Real quick, with a show of hands, who hasn’t skied some untracked freshies yet? Just as I suspected, nearly all of you have taken advantage of this sloppy-wet slap of Pacific moisture that has left huge snow deposits at the higher elevations. The satellites showed a classic pineapple express: Mother Nature set-up her hydraulic cannon near Hawaii and just blasted central California. Despite the shifty temps at lake level, the added snow pack on our backyard peaks was not the only early holiday gift to be thankful for this December.
At around 10:30 pm on Monday the 20th, the earth began to pass between the sun and the moon working towards a total lunar eclipse which displayed a visually stunning, transformative cycle. Although lunar eclipses are not uncommon (there have been three others in the last ten years), this particular one was special for several reasons.
First off, lets put this eclipse into a regional context. There we were on the tail-end of a monster winter storm that obscured the sun by day and blotted out the moon and stars at night. All day on the 20th I was skiing in a snow globe, happy as can be, and hoping for another shake-up that night. Then comes the knowledge of this celestial event. This put me in the precarious position of actually wanting the storm to break just so I could get a peak at what’s happening beyond the confines of planet earth.
Having made up my mind about what I wanted the weather to do that night, I went out to see if the clouds were going to cooperate. To my amazement, I looked up and saw the full moon shining crisply on clear black skys. All right!, I thought. Yet, with a few hours still remaining before the overture would begin, I tried to reign in my anticipation.
As a means to kill some time I started reading up on eclipses at NASA’s website.
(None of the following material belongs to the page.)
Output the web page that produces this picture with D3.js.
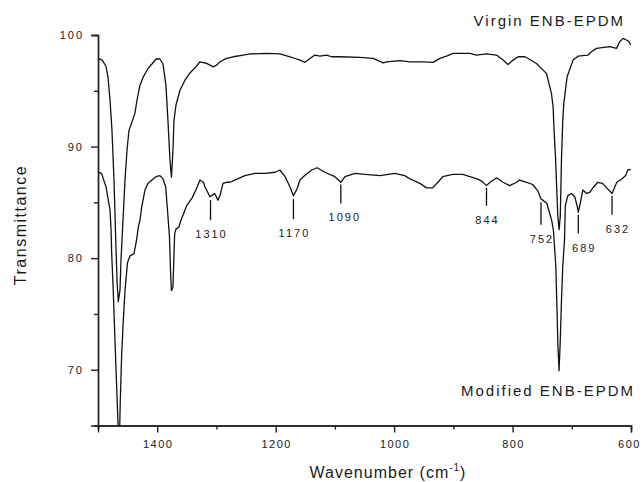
<!DOCTYPE html>
<html>
<head>
<meta charset="utf-8">
<script src="https://cdn.jsdelivr.net/npm/d3@7/dist/d3.min.js"></script>
<style>
  body { margin: 0; background: #fff; }
  svg text { font-family: Arial, "Liberation Sans", sans-serif; fill: #1a1a1a; }
</style>
</head>
<body>
<div id="chart"></div>
<script>
// spectra (wavenumber in cm-1, transmittance)
const virginWn = [1500, 1493, 1486.5, 1483, 1479.7, 1476.4, 1473, 1470.5, 1467.9, 1465.7, 1462.9, 1461.2, 1457.8, 1454.4, 1451, 1447.7, 1442.6, 1437.6, 1434.2, 1429.1, 1424, 1415.6, 1408.9, 1402.1, 1395.4, 1390.3, 1385.3, 1381.9, 1378.5, 1376, 1373.4, 1371.7, 1368.4, 1361.6, 1353.2, 1344.7, 1336.3, 1327.8, 1316.5, 1305.4, 1299.7, 1294.1, 1282.8, 1271.6, 1254.8, 1243.5, 1215.3, 1192.8, 1175.9, 1159.1, 1150.6, 1142.2, 1133.7, 1125.3, 1114, 1105.6, 1091.6, 1057.8, 1035.4, 1018.5, 1012.7, 990.3, 973.4, 951, 934, 922.8, 911.5, 900.3, 872.1, 860.8, 844, 827.1, 815.9, 807.5, 799, 790.6, 779.3, 770.9, 759.6, 748.4, 742.7, 737.1, 734.3, 731.5, 729.9, 727.5, 725.3, 723.6, 721.4, 719.4, 717.4, 715.2, 713.5, 707.9, 697.8, 689.3, 672.5, 666.7, 658.3, 635.8, 624.6, 619, 613.4, 607.7, 603.3, 600.5];
const virginT = [97.9, 97.75, 97.2, 96.15, 94.15, 91.45, 87, 82.5, 78, 76.1, 77.1, 79.8, 83.4, 87, 89.7, 91.45, 92.2, 93, 94.15, 95.5, 96.2, 97, 97.4, 97.85, 97.85, 97.4, 95.5, 92.35, 88.8, 87.25, 89.7, 92.35, 93.7, 95.05, 95.95, 96.6, 97.05, 97.6, 97.45, 97.15, 97.3, 97.6, 97.9, 98.05, 98.2, 98.3, 98.35, 98.3, 98.05, 97.75, 97.55, 97.9, 98.2, 98.1, 98.2, 98.05, 98.05, 98, 97.9, 97.5, 97.6, 97.7, 97.6, 97.6, 97.55, 97.9, 98.1, 98.35, 98.35, 98.2, 98.3, 98.2, 97.75, 97.35, 97.75, 98.05, 98.05, 97.8, 97.45, 96.85, 96.55, 95.35, 94.75, 93.55, 91.45, 89.05, 86.05, 83.8, 82.55, 83.8, 88.8, 92.35, 93.85, 96.25, 97.75, 98.1, 98.2, 98.5, 98.8, 98.95, 98.8, 99.4, 99.7, 99.55, 99.4, 99.1];

const modifiedWn = [1500, 1494, 1491, 1486.5, 1482.6, 1479.7, 1478, 1476.9, 1474.7, 1472.5, 1470.1, 1467.4, 1465.5, 1463.4, 1462.4, 1460, 1457.3, 1454.4, 1450.2, 1446, 1439.2, 1435, 1431.6, 1429.1, 1426.2, 1420.7, 1415.6, 1408.9, 1402.1, 1395.4, 1390.3, 1385.7, 1383.5, 1381, 1379.3, 1377.6, 1376, 1373.4, 1371.7, 1370.5, 1368.4, 1363.3, 1359.9, 1350.3, 1341, 1334, 1327.8, 1322, 1319.4, 1311, 1308, 1303, 1297.5, 1294, 1289, 1283, 1277, 1269, 1252, 1235, 1218, 1201, 1193, 1184, 1176, 1170, 1164, 1159, 1151, 1139, 1130, 1117, 1100, 1090, 1083, 1066, 1049, 1024, 999, 982, 973, 956.5, 945, 935, 926, 918, 901, 884, 872, 860, 852, 844, 838, 827, 816, 805, 793, 788, 776, 766, 757, 752, 749, 742, 734, 731, 727, 725, 723.5, 721.5, 719.5, 717.4, 715.2, 712.3, 710.9, 706.7, 700.5, 695, 691, 689, 685, 681.4, 674.7, 669.6, 662.8, 656, 648, 641, 632, 624, 615.6, 609, 605.5, 600.5];
const modifiedT = [87.7, 87.6, 87.1, 86.4, 85.2, 84.3, 82.6, 80.4, 77.7, 74.4, 70.8, 66.9, 64.2, 64.6, 67.2, 71.4, 74.4, 77.1, 79.6, 80.2, 80.4, 81.6, 82.9, 83.4, 84.6, 86.1, 86.7, 87, 87.3, 87.4, 87.1, 86.4, 84.9, 83.1, 81.9, 78.9, 77.1, 77.4, 80.4, 82.2, 82.6, 82.8, 83.4, 84.7, 85.4, 86.2, 87, 86.8, 86.4, 85.5, 85.6, 85.8, 85.2, 85.6, 86.7, 86.8, 86.8, 87, 87.4, 87.6, 87.6, 87.7, 87.9, 87.3, 86.4, 85.6, 86.2, 87, 87.4, 87.9, 88.1, 87.7, 87.3, 86.8, 87.3, 87.6, 87.5, 87.4, 87.6, 87.4, 87.1, 86.7, 86.3, 86.3, 86.8, 87.3, 87.5, 87.5, 87.3, 87.1, 86.9, 86.5, 86.8, 87.2, 86.8, 86.5, 86.8, 87, 86.8, 86.6, 86, 85.3, 85.2, 84.9, 83.4, 82.5, 79.3, 75.5, 72.3, 69.9, 72.5, 76.2, 79.3, 81.6, 84.7, 85.6, 85.8, 85.5, 84.7, 84.1, 85.1, 86.1, 85.8, 85.9, 86.4, 86.8, 86.7, 86.3, 85.8, 86.8, 87.1, 87.4, 87.9, 87.95];

// peak markers on the modified spectrum
const peakWn = [1310, 1170, 1090, 844, 752, 689, 632];
const peakLabels = ["1310", "1170", "1090", "844", "752", "689", "632"];
const peakTop = [85.2, 85.3, 86.6, 86.3, 85.0, 83.9, 85.6];
const peakEnd = [83.4, 83.5, 84.9, 84.7, 83.0, 82.2, 83.9];

const xTicks = [1400, 1200, 1000, 800, 600];
const xMinor = [1500, 1300, 1100, 900, 700];
const yTicks = [100, 90, 80, 70];
const yMinor = [95, 85, 75, 65];

const seriesNames = ["Virgin ENB-EPDM", "Modified ENB-EPDM"];

// dimensioner
const margin = { top: 35, right: 11, bottom: 56.5, left: 98 },
  width = 642 - margin.left - margin.right,
  height = 482 - margin.top - margin.bottom;

const svg = d3.select("#chart")
  .append("svg")
  .attr("width", 642)
  .attr("height", 482);

const g = svg.append("g")
  .attr("transform", "translate(" + margin.left + "," + margin.top + ")");

const x = d3.scaleLinear().domain([1500, 600]).range([0, width]);
const y = d3.scaleLinear().domain([65, 100]).range([height, 0]);

// akser
function styleAxis(sel) {
  sel.select(".domain").attr("stroke", "#222").attr("stroke-width", 1.4);
  sel.selectAll(".tick line").attr("stroke", "#222").attr("stroke-width", 1.4);
  sel.selectAll("text")
    .attr("font-size", 11)
    .attr("letter-spacing", "2px")
    .attr("fill", "#1a1a1a")
    .attr("font-family", "Arial, 'Liberation Sans', sans-serif");
}

g.append("g")
  .call(d3.axisLeft(y).tickValues(yMinor).tickSize(4).tickFormat(""))
  .call(styleAxis);
g.append("g")
  .call(d3.axisLeft(y).tickValues(yTicks).tickSize(7).tickPadding(7))
  .call(styleAxis);

g.append("g")
  .attr("transform", "translate(0," + height + ")")
  .call(d3.axisBottom(x).tickValues(xMinor).tickSize(4).tickFormat(""))
  .call(styleAxis);
g.append("g")
  .attr("transform", "translate(0," + height + ")")
  .call(d3.axisBottom(x).tickValues(xTicks).tickSize(7).tickPadding(8).tickFormat(d3.format("d")))
  .call(styleAxis)
  .selectAll("text")
  .attr("letter-spacing", "1.5px")
  .attr("dx", d => (d === 600 ? "-2px" : "0.5px"));

// kurver
svg.append("defs").append("clipPath")
  .attr("id", "plotclip")
  .append("rect")
  .attr("x", 0).attr("y", -5)
  .attr("width", width).attr("height", height + 5);

const line = d3.line()
  .x(d => x(d[0]))
  .y(d => y(d[1]));

const virgin = virginWn.map((w, i) => [w, virginT[i]]);
const modified = modifiedWn.map((w, i) => [w, modifiedT[i]]);

g.append("g")
  .attr("clip-path", "url(#plotclip)")
  .selectAll("path.spec")
  .data([virgin, modified])
  .enter()
  .append("path")
  .attr("class", "spec")
  .attr("d", line)
  .attr("fill", "none")
  .attr("stroke", "#111")
  .attr("stroke-width", 1.3)
  .attr("stroke-linejoin", "round");

// peak markeringer
const labelNudge = { "689": 5, "632": 5, "1090": 3 };

const peaks = g.selectAll("g.peak")
  .data(peakWn)
  .enter()
  .append("g")
  .attr("class", "peak");

peaks.append("line")
  .attr("x1", d => x(d))
  .attr("x2", d => x(d))
  .attr("y1", (d, i) => y(peakTop[i]))
  .attr("y2", (d, i) => y(peakEnd[i]))
  .attr("stroke", "#111")
  .attr("stroke-width", 1.3);

peaks.append("text")
  .attr("x", (d, i) => x(d) + 1 + (labelNudge[peakLabels[i]] || 0))
  .attr("y", (d, i) => y(peakEnd[i]) + 18)
  .attr("text-anchor", "middle")
  .attr("font-size", 11)
  .attr("letter-spacing", "2px")
  .text((d, i) => peakLabels[i]);

// serie-navne
svg.append("text")
  .attr("x", 625)
  .attr("y", 26)
  .attr("text-anchor", "end")
  .attr("font-size", 15)
  .attr("letter-spacing", "2px")
  .text(seriesNames[0]);

svg.append("text")
  .attr("x", 635)
  .attr("y", 396)
  .attr("text-anchor", "end")
  .attr("font-size", 15)
  .attr("letter-spacing", "2px")
  .text(seriesNames[1]);

// aksetitler
svg.append("text")
  .attr("transform", "translate(26,225) rotate(-90)")
  .attr("text-anchor", "middle")
  .attr("font-size", 16)
  .attr("letter-spacing", "1.5px")
  .text("Transmittance");

const xt = svg.append("text")
  .attr("x", 388)
  .attr("y", 478)
  .attr("text-anchor", "middle")
  .attr("font-size", 16)
  .attr("letter-spacing", "1px");
xt.append("tspan").text("Wavenumber (cm");
xt.append("tspan").attr("font-size", 10).attr("dy", -7).text("-1");
xt.append("tspan").attr("dy", 7).text(")");
</script>
</body>
</html>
I didn’t know how long the event would last and was delighted to find out that it would carry on for over three hours. That meant that the eclipse would begin on the eve of the solstice and end on the solstice itself.
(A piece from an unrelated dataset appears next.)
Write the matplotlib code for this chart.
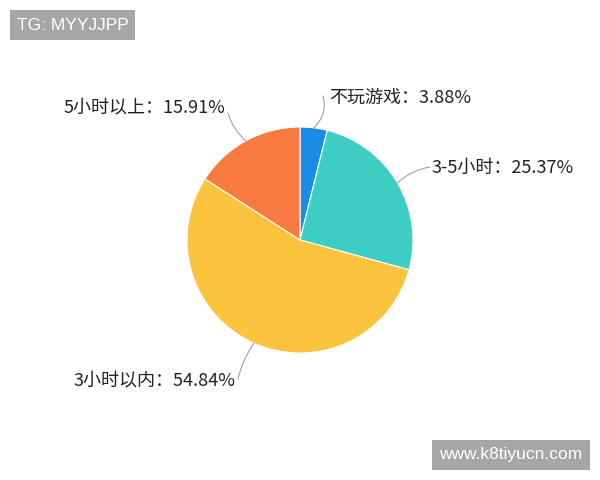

I know that might not sound that exciting, so let me try and put it another way. Right when the northern hemisphere of planet earth is leaning as far as possible away from the suns warm embrace, the moon has come to the fullest point in its cycle. Just at that moment, the sun, the earth and the moon line-up in such a way that the earth blocks all direct sunlight from reaching the surface of the moon. Pretty cool, right?
The next obvious question that came to mind was: how common is a winter solstice eclipse? Well, in a NASA press release, Geoff Chester of the US Naval Observatory stated that this alignment has only occurred one other time since the year 1 AD. That’s as far back as any one I could find has looked. The most recent event was in 1638. “Fortunately we won’t have to wait 372 years for the next one” says Chester. “That will be on 2094 DEC 21.” Make a note of it people – at least for the kids…
Just after 10:30pm the earth’s shadow bit into the lower portion of the moon. It was just a greasy-looking smudge at first, but its growth was noticeable. Before long, the watery star had waned as a dark radius ate halfway through and eventually consumed the luminescent orb. Far from detracting from the display, the passage of wispy clouds added undulating halos, refractions and other distortions of light for the viewer to enjoy. When the eclipse became complete, a Martian-red cloak was cast over our satellite presenting an unfamiliar lunar hue. Half the cycle was complete. The process would now repeat itself in reverse.
That was enough for me. I went to bed that night knowing that I’d seen a rarity. Not just an eclipse, but a culmination of large scale natural displays that demanded attention and awe. The natural world is always out there at the edge of human development, but this week it came knocking at the front door.